Gill has in fact surrounded himself with friends old and new. Andrew Woodall, who starred in his Voysey Inheritance at the National last year, plays Jack Manningham. He is a well-to-do scoundrel who is beastly to his girlish wife and far too friendly with the pouting, red-headed parlour maid, Sally Tatum's Nancy.

It has taken seven years of marriage but by the time that the curtain rises to reveal a cramped London living room, designed by Hayden Griffen, Manningham has practically persuaded his attractive wife Bella that she has followed her mother into madness.

This stern man plays constant cruel tricks on Bond girl Rosamund Pike in the role of his hyperactive wife. She may indeed be a little touched by this stage, as anyone sane would have called his bluff long ago.

The plot thickens, as a mystery caller takes advantage of one of Manningham's regular night-time absences to call on his wife. This is not a Tennessee Williams kind of gentleman caller but a red-faced, retired policeman, the wonderfully-named Inspector Rough, given ironic life by Kenneth Cranham who is on really top form.

He spins a yarn of long-ago murder and missing rubies that inevitably leads to the conclusion that the murderer is a familiar figure, which in a cast of five including the policeman and two domestics leaves little room for shock revelations.

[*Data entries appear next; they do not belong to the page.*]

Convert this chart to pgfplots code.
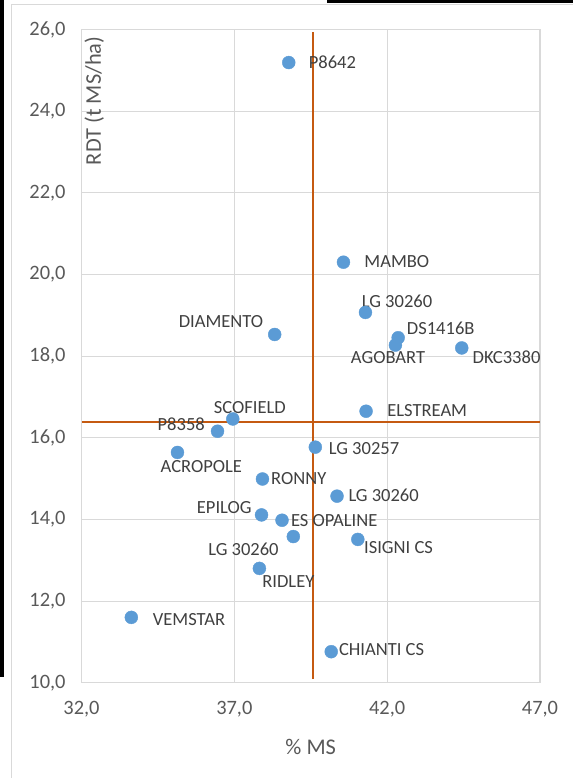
\documentclass[border=0pt]{standalone}
\usepackage{fontspec}
\setmainfont{Carlito}
\usepackage{pgfplots}
\pgfplotsset{compat=1.18}
\definecolor{ptblue}{HTML}{5B9BD5}
\definecolor{refline}{HTML}{C55A11}
\definecolor{gridgray}{HTML}{D9D9D9}
\definecolor{ticktext}{HTML}{595959}
\definecolor{lbltext}{HTML}{404040}
\tikzset{lbl/.style={font=\fontsize{18.6}{22}\selectfont, text=lbltext, inner sep=0pt}}

\begin{document}
\begin{tikzpicture}
\useasboundingbox (0,0) rectangle (573bp,-778bp);
% frame of the original chart area
\fill[black] (0,0) rectangle (4bp,-677bp);
\fill[black] (327bp,0) rectangle (573bp,-3bp);
\draw[gridgray, line width=1bp] (11bp,-778bp) -- (11bp,-4bp) -- (573bp,-4bp);
\begin{axis}[
  at={(81.5bp,-682.7bp)}, anchor=south west,
  scale only axis, width=458.5bp, height=653.2bp,
  xmin=32, xmax=47, ymin=10, ymax=26,
  xtick={32,37,42,47}, ytick={10,12,...,26},
  grid=major, major grid style={gridgray, line width=1bp},
  axis line style={gridgray, line width=1.2bp},
  major tick length=0,
  /pgf/number format/fixed, /pgf/number format/fixed zerofill,
  /pgf/number format/precision=1, /pgf/number format/use comma,
  /pgf/number format/assume math mode=true,
  ticklabel style={font=\fontsize{20.5}{24}\selectfont, text=ticktext},
  xticklabel style={yshift=-15.3bp},
  yticklabel style={xshift=-12.4bp},
  xlabel={\% MS},
  xlabel style={at={(axis description cs:0.5,0)}, anchor=center, yshift=-64bp,
    font=\fontsize{22.5}{26}\selectfont, text=ticktext},
  ylabel={RDT (t MS/ha)},
  ylabel style={at={(axis description cs:0.004,0.991)}, anchor=north east, inner sep=1bp,
    font=\fontsize{22.5}{26}\selectfont, text=ticktext},
  clip=false,
]
% reference lines
\addplot[refline, line width=2bp] coordinates {(39.58,10.09) (39.58,25.94)};
\addplot[refline, line width=2bp] coordinates {(32,16.38) (47,16.38)};
% varieties: % MS, RDT
\addplot[only marks, mark=*, mark size=6.5pt, mark options={draw=ptblue, fill=ptblue}]
  coordinates {
  (38.78,25.19) % P8642
  (40.57,20.30) % MAMBO
  (41.29,19.07) % LG 30260
  (42.36,18.45) % DS1416B
  (42.27,18.27) % AGOBART
  (44.44,18.20) % DKC3380
  (38.32,18.53) % DIAMENTO
  (41.31,16.65) % ELSTREAM
  (36.95,16.46) % SCOFIELD
  (36.45,16.16) % P8358
  (35.14,15.64) % ACROPOLE
  (39.65,15.77) % LG 30257
  (37.92,14.99) % RONNY
  (40.36,14.57) % LG 30260
  (37.89,14.11) % EPILOG
  (38.56,13.98) % ES OPALINE
  (38.93,13.58) % LG 30260
  (41.04,13.51) % ISIGNI CS
  (37.82,12.80) % RIDLEY
  (33.63,11.60) % VEMSTAR
  (40.17,10.76) % CHIANTI CS
  };
% data labels
\node[lbl, anchor=west] at (axis cs:39.43,25.20) {P8642};
\node[lbl, anchor=west] at (axis cs:41.25,20.305) {MAMBO};
\node[lbl, anchor=west] at (axis cs:41.17,19.33) {LG 30260};
\node[lbl, anchor=west] at (axis cs:42.64,18.67) {DS1416B};
\node[lbl, anchor=west] at (axis cs:40.81,17.96) {AGOBART};
\node[lbl, anchor=west] at (axis cs:44.79,17.98) {DKC3380};
\node[lbl, anchor=east] at (axis cs:37.95,18.84) {DIAMENTO};
\node[lbl, anchor=west] at (axis cs:42.00,16.66) {ELSTREAM};
\node[lbl, anchor=center] at (axis cs:37.51,16.75) {SCOFIELD};
\node[lbl, anchor=east] at (axis cs:36.04,16.34) {P8358};
\node[lbl, anchor=center] at (axis cs:35.92,15.29) {ACROPOLE};
\node[lbl, anchor=west] at (axis cs:40.09,15.74) {LG 30257};
\node[lbl, anchor=west] at (axis cs:38.20,15.00) {RONNY};
\node[lbl, anchor=west] at (axis cs:40.73,14.58) {LG 30260};
\node[lbl, anchor=east] at (axis cs:37.57,14.30) {EPILOG};
\node[lbl, anchor=west] at (axis cs:38.85,13.96) {ES OPALINE};
\node[lbl, anchor=center] at (axis cs:37.30,13.27) {LG 30260};
\node[lbl, anchor=west] at (axis cs:41.24,13.32) {ISIGNI CS};
\node[lbl, anchor=west] at (axis cs:37.91,12.47) {RIDLEY};
\node[lbl, anchor=west] at (axis cs:34.33,11.55) {VEMSTAR};
\node[lbl, anchor=west] at (axis cs:40.42,10.80) {CHIANTI CS};
\end{axis}
\end{tikzpicture}
\end{document}
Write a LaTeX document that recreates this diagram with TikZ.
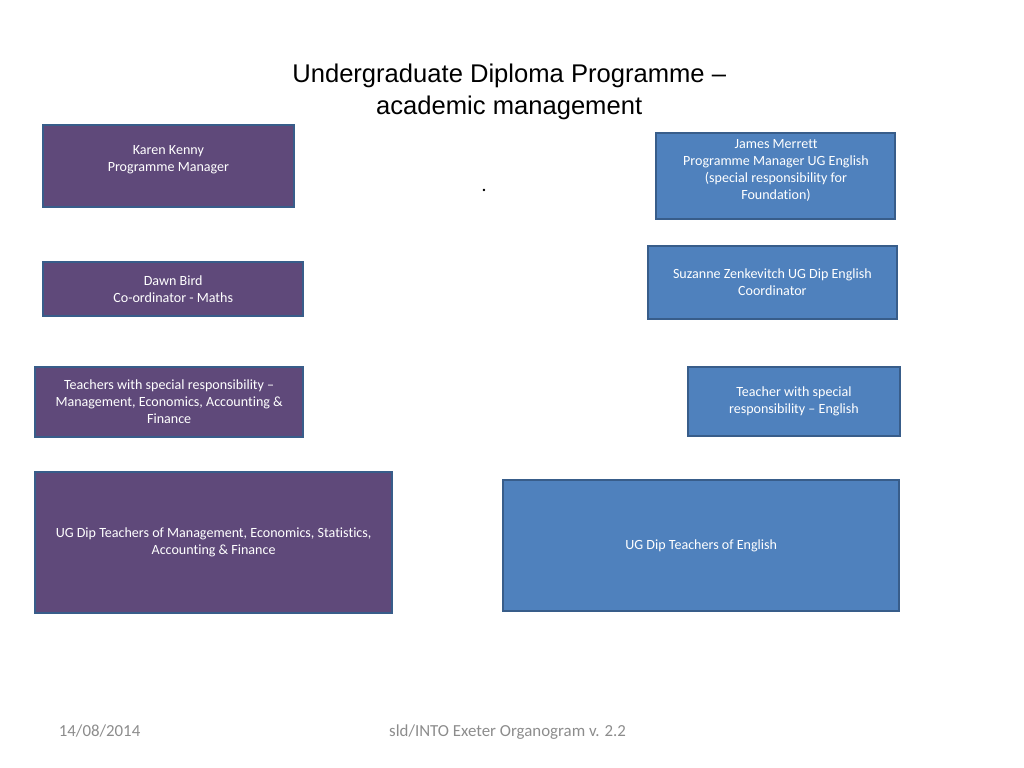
\documentclass[tikz,border=0pt]{standalone}
\usepackage{fontspec}
\setmainfont{Carlito}[Ligatures=NoCommon]
\newfontfamily\titlefont{Liberation Sans}
\usetikzlibrary{positioning}

\definecolor{mgmtpurple}{HTML}{5F497A}
\definecolor{engblue}{HTML}{4F81BD}
\definecolor{edgeblue}{HTML}{385D8A}
\definecolor{footgray}{HTML}{8C8C8C}

\begin{document}
\begin{tikzpicture}[
  font=\fontsize{10pt}{12.1pt}\selectfont,
  card/.style    = {draw=edgeblue, line width=1.4pt, inner sep=0pt, align=center,
                    text=white},
  mgmtcard/.style = {card, fill=mgmtpurple},
  engcard/.style  = {card, fill=engblue},
  cardtext/.style = {inner sep=0pt, align=center, text=white},
  foot/.style    = {inner sep=0pt, anchor=base, text=footgray, font=\fontsize{12pt}{14pt}\selectfont},
]
\useasboundingbox (0,0) rectangle (25.6,19.2);

% =============== title ===============
\node[inner sep=0pt, align=center, font=\titlefont\fontsize{18.2pt}{23pt}\selectfont]
  (title) at (12.73,16.90) {Undergraduate Diploma Programme –\\academic management};
\node[inner sep=0pt, anchor=base, font=\fontsize{14pt}{17pt}\selectfont] (dot) at (12.10,14.40) {.};

% =============== left column: management, economics, maths ===============
\node[mgmtcard, minimum width=6.28cm, minimum height=2.05cm] (karen) at (4.21,15.05) {};
\node[cardtext] (karentxt) at (4.21,15.21) {Karen Kenny\\Programme Manager};

\node[mgmtcard, minimum width=6.50cm, minimum height=1.35cm] (dawn) at (4.33,11.98)
  {Dawn Bird\\Co-ordinator - Maths};

\node[mgmtcard, minimum width=6.70cm, minimum height=1.75cm] (tmgmt) at (4.23,9.15)
  {Teachers with special responsibility –\\Management, Economics, Accounting \&\\Finance};

\node[mgmtcard, minimum width=8.93cm, minimum height=3.53cm] (ugmgmt) at (5.34,5.64)
  {UG Dip Teachers of Management, Economics, Statistics,\\Accounting \& Finance};

% =============== right column: English ===============
\node[engcard, minimum width=5.98cm, minimum height=2.15cm] (james) at (19.39,14.80) {};
\node[cardtext] (jamestxt) at (19.40,14.95)
  {James Merrett\\Programme Manager UG English\\(special responsibility for\\Foundation)};

\node[engcard, minimum width=6.23cm, minimum height=1.83cm] (suzanne) at (19.31,12.14)
  {Suzanne Zenkevitch UG Dip English\\Coordinator};

\node[engcard, minimum width=5.30cm, minimum height=1.73cm] (teng) at (19.85,9.16)
  {Teacher with special\\responsibility – English};

\node[engcard, minimum width=9.90cm, minimum height=3.28cm] (ugeng) at (17.53,5.56)
  {UG Dip Teachers of English};

% =============== footer ===============
\node[foot] (date) at (2.49,0.78) {14/08/2014};
\node[foot] (sld) at (12.69,0.78) {sld/INTO Exeter Organogram v. 2.2};

\end{tikzpicture}
\end{document}
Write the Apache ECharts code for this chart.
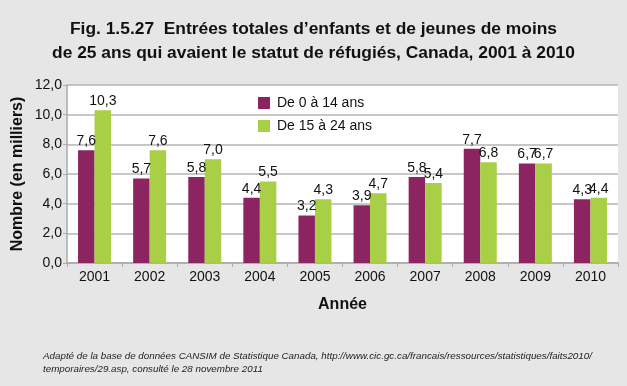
<!DOCTYPE html>
<html><head><meta charset="utf-8">
<script src="https://cdn.jsdelivr.net/npm/echarts@6/dist/echarts.min.js"></script>
<style>html,body{margin:0;padding:0;background:#e6e6e6}#c{width:627px;height:386px}</style>
</head><body><div id="c"></div>
<script>
const years = ['2001','2002','2003','2004','2005','2006','2007','2008','2009','2010'];
const kids = [7.6, 5.7, 5.8, 4.4, 3.2, 3.9, 5.8, 7.7, 6.7, 4.3];
const youth = [10.3, 7.6, 7.0, 5.5, 4.3, 4.7, 5.4, 6.8, 6.7, 4.4];
const seriesNames = ['De 0 à 14 ans', 'De 15 à 24 ans'];
const titleLines = ['Fig. 1.5.27  Entrées totales d\u2019enfants et de jeunes de moins', 'de 25 ans qui avaient le statut de réfugiés, Canada, 2001 à 2010'];
const sourceLines = ['Adapté de la base de données CANSIM de Statistique Canada, http://www.cic.gc.ca/francais/ressources/statistiques/faits2010/', 'temporaires/29.asp, consulté le 28 novembre 2011'];

const FONT = 'Liberation Sans, Arial, sans-serif';
const fmt = v => (typeof v === 'number' ? v : v.value).toFixed(1).replace('.', ',');
const chart = echarts.init(document.getElementById('c'), null, {renderer: 'canvas'});
chart.setOption({
  backgroundColor: '#e6e6e6',
  animation: false,
  title: {
    text: titleLines.join('\n'),
    left: 'center', top: 12,
    textStyle: {fontFamily: FONT, fontWeight: 'bold', fontSize: 17.4, lineHeight: 24, color: '#111'}
  },
  graphic: [{
    type: 'text', left: 43, top: 350,
    style: {text: sourceLines.join('\n'), fontFamily: 'Liberation Sans, sans-serif', fontStyle: 'italic', fontSize: 9.8, lineHeight: 13, fill: '#222'}
  }],
  legend: {
    orient: 'vertical', left: 258, top: 96, padding: 0, itemWidth: 12, itemHeight: 12, itemGap: 9,
    icon: 'rect',
    textStyle: {fontFamily: FONT, fontSize: 14, color: '#111', padding: [0,0,0,2]},
    data: seriesNames
  },
  grid: {left: 67, right: 9, top: 85, bottom: 123, show: true, backgroundColor: '#fff', borderWidth: 0, outerBoundsMode: 'none', containLabel: false},
  xAxis: {
    type: 'category', data: years,
    name: 'Année', nameLocation: 'middle', nameGap: 34,
    nameTextStyle: {fontFamily: FONT, fontWeight: 'bold', fontSize: 16, color: '#111'},
    axisLine: {lineStyle: {color: '#aaa', width: 1.5}},
    axisTick: {show: true, length: 4, lineStyle: {color: '#aaa'}},
    axisLabel: {fontFamily: FONT, fontSize: 14, color: '#111', margin: 7}
  },
  yAxis: {
    type: 'value', min: 0, max: 12, interval: 2,
    name: 'Nombre (en milliers)', nameLocation: 'middle', nameGap: 41, nameMoveOverlap: false,
    nameTextStyle: {fontFamily: FONT, fontWeight: 'bold', fontSize: 16, color: '#111'},
    axisLine: {show: true, lineStyle: {color: '#aaa', width: 1.5}},
    axisTick: {show: true, length: 4, lineStyle: {color: '#aaa'}},
    axisLabel: {fontFamily: FONT, fontSize: 14, color: '#111', margin: 5, formatter: v => v.toFixed(1).replace('.', ',')},
    splitLine: {lineStyle: {color: '#b5b5b5', width: 1.5}}
  },
  series: [
    {name: seriesNames[0], type: 'bar', data: kids, barWidth: 16.5, barGap: '0%',
     itemStyle: {color: '#8c2462'},
     label: {show: true, position: 'top', distance: 2, fontFamily: FONT, fontSize: 14, color: '#111', formatter: p => fmt(p.value)}},
    {name: seriesNames[1], type: 'bar', data: youth, barWidth: 16.5, barGap: '0%',
     itemStyle: {color: '#a8cf45'},
     label: {show: true, position: 'top', distance: 2, fontFamily: FONT, fontSize: 14, color: '#111', formatter: p => fmt(p.value)}}
  ]
});
</script></body></html>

The second half of the play, during which there is more than a hint of irony in the performances, eventually leads to a satisfying conclusion as the spluttering murderer is led off to an appointment with the hangman. At that point too, the gloom finally lifts over night-time London, seen above the house; and some rays of symbolically hopeful sunshine welcome the final curtain.

The setting fits the bill nicely and as one might expect with a title like this, Hartley T.A. Kemp's lighting is really beautiful.

While Cranham is the pick of the actors, both Woodall and Miss Pike, who spends a lot of time posing prettily and reflectively like some English Hedda Gabler, are also well worth watching.

Gaslight does not offer a demanding evening but thanks to such a well-judged production, its escapism might well have widespread appeal to fans of ripping yarns.